In 2013, according to the United Nations, 51 million refugees in the world – of whom half were children – fled from armed conflicts or other crisis situations that created famine and poverty. This is the highest number since the end of World War II.
Since the beginning of 2014, the number of migrants landing in southern Italy has grown. About 60,000 people, most from sub-Saharan Africa, are stranded in overcrowded and often dilapidated detention centers, after an incredibly dangerous journey. The local governments are supposed to take responsibility for the migrants but lack the funding to do so, resulting in the deplorable conditions at the detention centers.
After 400 migrants died off the coast of Lampedusa last October, Italy started patrols near the Libyan coast to intercept boats of illegal immigrants.
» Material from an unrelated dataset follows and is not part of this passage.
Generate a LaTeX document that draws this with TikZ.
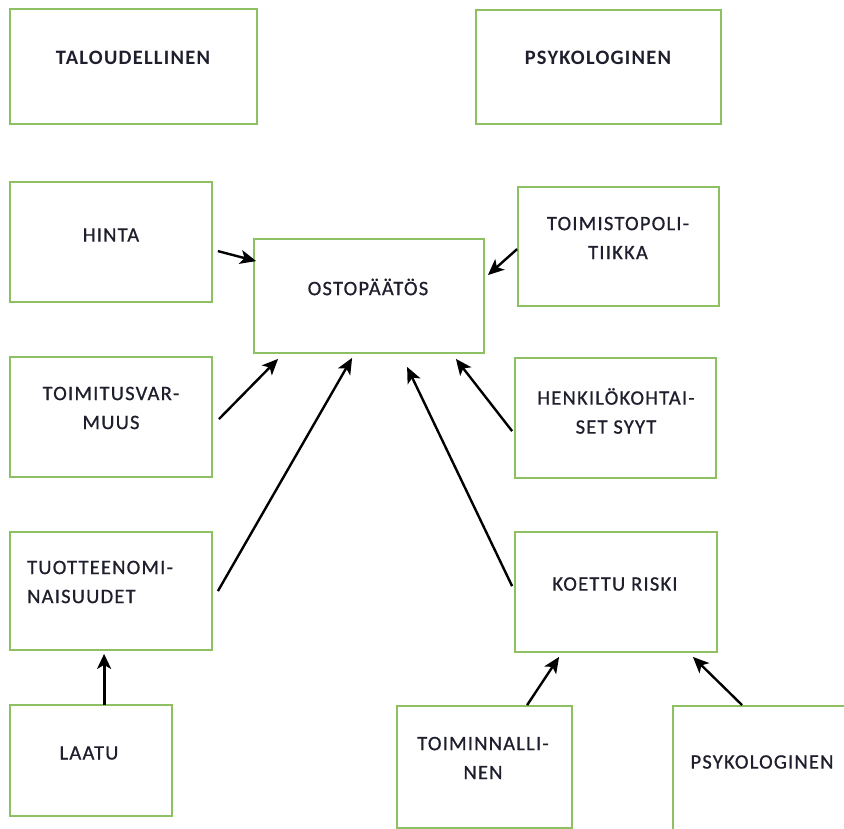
\documentclass[tikz,border=0pt]{standalone}
\usepackage{fontspec}
\setmainfont{Carlito}[LetterSpace=6]
\newfontfamily\lblfont{Carlito}[LetterSpace=6,FakeBold=0.7]
\usetikzlibrary{arrows.meta,calc}
\definecolor{boxgreen}{RGB}{140,192,98}
\definecolor{txt}{RGB}{30,30,45}
\tikzset{
  box/.style={draw=boxgreen, line width=1.8pt, rectangle, inner sep=0pt, fill=white},
  lbl/.style={text=txt, font=\fontsize{20.5}{29}\selectfont\lblfont, inner sep=0pt, align=center},
  blbl/.style={lbl, font=\fontsize{20.5}{29}\selectfont\rmfamily\bfseries},
  arr/.style={draw=black, line width=2.4pt, -{Stealth[length=16pt,width=14pt,inset=4pt]}},
  thickarr/.style={draw=black, line width=3.2pt, -{Stealth[length=15pt,width=14pt,inset=4pt]}}
}
\begin{document}
\begin{tikzpicture}[x=1pt,y=-1pt]
\useasboundingbox (0,0) rectangle (844,829);
\clip (0,0) rectangle (844,829);
% boxes
\node[box, minimum width=247pt, minimum height=115pt] (tal) at (133.5,66.5) {};
\node[box, minimum width=245pt, minimum height=114pt] (psy) at (598.5,67) {};
\node[box, minimum width=202pt, minimum height=120pt] (hinta) at (111,242) {};
\node[box, minimum width=230pt, minimum height=114pt] (osto) at (369,296) {};
\node[box, minimum width=201pt, minimum height=119pt] (tpol) at (618.5,246.5) {};
\node[box, minimum width=202pt, minimum height=120pt] (tvar) at (111,417) {};
\node[box, minimum width=201pt, minimum height=120pt] (henk) at (615.5,418) {};
\node[box, minimum width=202pt, minimum height=118pt] (tuot) at (111,591) {};
\node[box, minimum width=202pt, minimum height=120pt] (koet) at (616,592) {};
\node[box, minimum width=162pt, minimum height=111pt] (laatu) at (91,760.5) {};
\node[box, minimum width=175pt, minimum height=122pt] (toim) at (484.5,767) {};
\node[box, minimum width=190pt, minimum height=140pt] (psyk) at (768,776) {};
% texts
\node[blbl] (talT) at (133,58) {TALOUDELLINEN};
\node[blbl] (psyT) at (598,58) {PSYKOLOGINEN};
\node[lbl] (hintaT) at (111,235) {HINTA};
\node[lbl] (ostoT) at (368,287) {OSTOPÄÄTÖS};
\node[lbl] (tpolT) at (618,238) {TOIMISTOPOLI-\\TIIKKA};
\node[lbl] (tvarT) at (111,408) {TOIMITUSVAR-\\MUUS};
\node[lbl] (henkT) at (616,411) {HENKILÖKOHTAI-\\SET SYYT};
\node[lbl, align=left, anchor=west] (tuotT) at (27,582) {TUOTTEENOMI-\\NAISUUDET};
\node[lbl] (koetT) at (615,584) {KOETTU RISKI};
\node[lbl] (laatuT) at (89,753) {LAATU};
\node[lbl] (toimT) at (483,758) {TOIMINNALLI-\\NEN};
\node[lbl] (psykT) at (762,762) {PSYKOLOGINEN};
% arrows
\draw[arr] ($(hinta.north east)+(5,70)$) -- ($(osto.north west)+(3,23)$);
\draw[arr] ($(tpol.north west)+(0,63)$) -- ($(osto.north east)+(3,37)$);
\draw[arr] ($(tvar.north east)+(6,63)$) -- ($(osto.south west)+(25,5)$);
\draw[arr] ($(tuot.north east)+(5,60)$) -- ($(osto.south west)+(99,4)$);
\draw[arr] ($(koet.north west)+(-2,55)$) -- ($(osto.south west)+(154,13)$);
\draw[arr] ($(henk.north west)+(-2,74)$) -- ($(osto.south east)+(-29,5)$);
\draw[thickarr] ($(laatu.north west)+(95,1)$) -- ($(tuot.south west)+(95,3)$);
\draw[arr] ($(toim.north west)+(131,0)$) -- ($(koet.south west)+(45,4)$);
\draw[arr] ($(psyk.north west)+(70,0)$) -- ($(koet.south east)+(-25,4)$);
\end{tikzpicture}
\end{document}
But this can’t halt the growing numbers of refugees and it doesn’t solve the inadequate way they are received in Italy.
Last May, the new Prime Minister of Italy, Matteo Renzi, declared “Europe has abandoned us. It is just not possible to save governments and banks but to leave mothers and their children to die.” As if the national government that he leads hasn’t done just that!
This faked moral indignation can’t hide the responsibility that the Italian government shares with all of the European governments in the series of tragedies taking place in the Mediterranean. Their policies of restricting legal immigration encourage the unscrupulous organizers of these perilous crossings. And the European Union, just like the different national governments, never has any problem finding the money to repress immigration and surround Europe with new barriers that it hopes will be more insurmountable.
The number of drowning deaths in the Mediterranean is part of the grim ledger of suffering created by this capitalist society, in which Europe is but an island of relative well-being. Its leaders are trying to keep it blocked off to the massive numbers of poor people that their system has created.